Saturday, May 17, 2014

The Limitations of the Law, Part 2

The Limitations of the Law, Part 2

by Steven Hayward in Constitution, Defending the Founders, Law
In my obituary notice for Gary Becker the other day, I included this observation from Becker:
“Government should do much less so they can concentrate on and do better with the tasks they are most needed for, such as police and military, infrastructure, safety nets, and regulation of activities with big externalities. Regrettably, I am not optimistic that much can be achieved quickly in slimming down governments, given the strong self-interests and special interests that benefit from the present situation.”

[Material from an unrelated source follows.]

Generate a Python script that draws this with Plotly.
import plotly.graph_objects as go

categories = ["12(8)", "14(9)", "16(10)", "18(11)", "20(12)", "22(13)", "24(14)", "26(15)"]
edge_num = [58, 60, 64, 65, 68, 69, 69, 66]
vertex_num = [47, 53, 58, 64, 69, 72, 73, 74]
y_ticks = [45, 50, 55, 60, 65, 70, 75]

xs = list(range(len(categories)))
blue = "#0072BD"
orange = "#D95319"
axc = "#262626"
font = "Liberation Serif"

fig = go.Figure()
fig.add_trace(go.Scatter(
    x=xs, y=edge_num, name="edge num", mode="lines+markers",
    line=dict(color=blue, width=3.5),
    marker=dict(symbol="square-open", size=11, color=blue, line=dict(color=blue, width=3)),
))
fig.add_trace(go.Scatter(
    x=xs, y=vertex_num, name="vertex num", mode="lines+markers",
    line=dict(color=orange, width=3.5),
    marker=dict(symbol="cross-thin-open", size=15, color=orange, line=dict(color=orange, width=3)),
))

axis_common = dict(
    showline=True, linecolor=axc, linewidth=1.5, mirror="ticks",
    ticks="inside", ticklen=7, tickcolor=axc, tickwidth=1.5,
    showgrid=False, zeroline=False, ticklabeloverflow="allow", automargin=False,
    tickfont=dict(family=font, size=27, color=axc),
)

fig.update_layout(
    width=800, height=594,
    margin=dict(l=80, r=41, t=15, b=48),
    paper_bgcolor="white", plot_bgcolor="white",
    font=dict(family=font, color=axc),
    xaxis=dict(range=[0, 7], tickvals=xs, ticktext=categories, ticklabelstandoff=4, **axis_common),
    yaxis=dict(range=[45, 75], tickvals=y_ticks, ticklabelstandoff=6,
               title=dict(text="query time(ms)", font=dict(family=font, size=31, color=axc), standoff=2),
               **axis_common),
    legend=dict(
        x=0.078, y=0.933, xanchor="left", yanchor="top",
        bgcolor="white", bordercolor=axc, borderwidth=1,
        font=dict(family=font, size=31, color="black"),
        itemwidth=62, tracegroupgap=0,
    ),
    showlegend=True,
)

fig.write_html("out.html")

This tracks closely with Calvin Coolidge’s observations in his 1922 speech “The Limitations of the Law” on how the expansion of government results in undermining the rule of law, as well as taxing the competency of government itself. Much of this can explain exactly why Obamacare is such a fiasco:
But this [expansion of government] has all been changed by embarking on a policy of a general exercise of police powers, by the public control of much private enterprise and private conduct, and of furnishing a public supply for much private need. Here are these enormous obligations which the people found they themselves were imperfectly discharging. They therefore undertook to lay their burdens on the National Government. Under this weight the former accuracy of administration breaks down. The government has not at its disposal a supply of ability, honesty, and character necessary for the solution of all these problems, or an executive capacity great enough for their perfect administration. Nor is it in the possession of a wisdom which enables it to take great enterprises and manage them with no ground for criticism. We cannot rid ourselves of the human element in our affairs by an act of legislation which places them under the jurisdiction of a public commission.

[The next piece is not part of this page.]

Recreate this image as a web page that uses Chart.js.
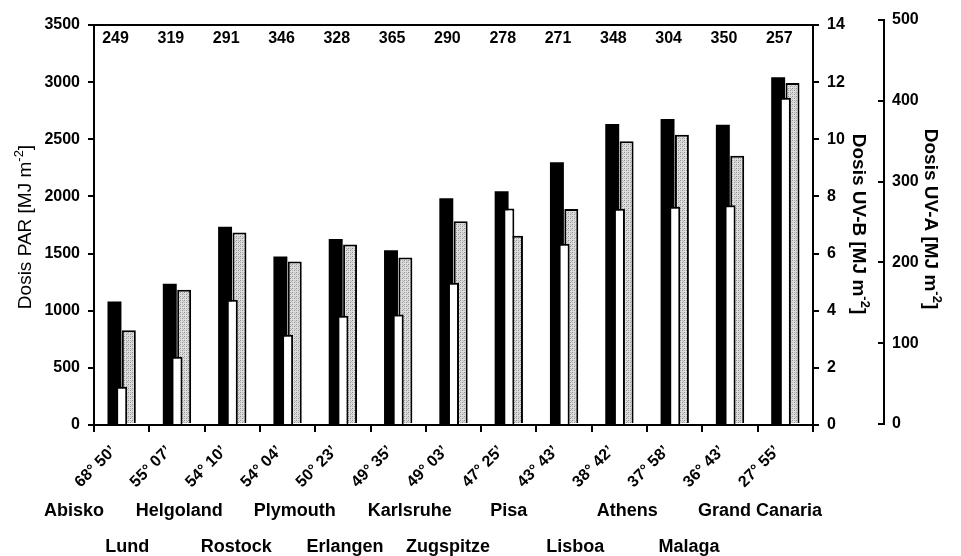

The same limit of the law is manifest in the exercise of the police authority. There can be no perfect control of personal conduct by national legislation. Its attempt must be accompanied with the full expectation of very many failures. . . The people cannot divest themselves of their really great burdens by undertaking to provide that they shall hereafter be borne by the government. . .
Behind very many of these enlarging activities lies the untenable theory that there is some short cut to perfection. It is conceived that there can be a horizontal elevation of the standards of the nation, immediate and perceptible, by the simple device of new laws. This has never been the case in human experience. . .
Under the attempt to perform the impossible there sets in a general disintegration. When legislation fails, those who look upon it as a sovereign remedy simply cry out for more legislation. A sound and wise statesmanship which recognizes and attempts to abide by its limitations will undoubtedly find itself displaced by that type of public official who promises much, talks much, legislates much, expends much, but accomplishes little. The deliberate, sound judgment of the country is likely to find it has been superseded by popular whim. The independence of the legislator is broken down. The enforcement of the law becomes uncertain. The courts fail in their function of speedy and accurate justice; their judgments are questioned and their independence is threatened. The law, changed and changeable on slight provocation, loses its sanctity and authority. A continuation of this condition opens the road to chaos.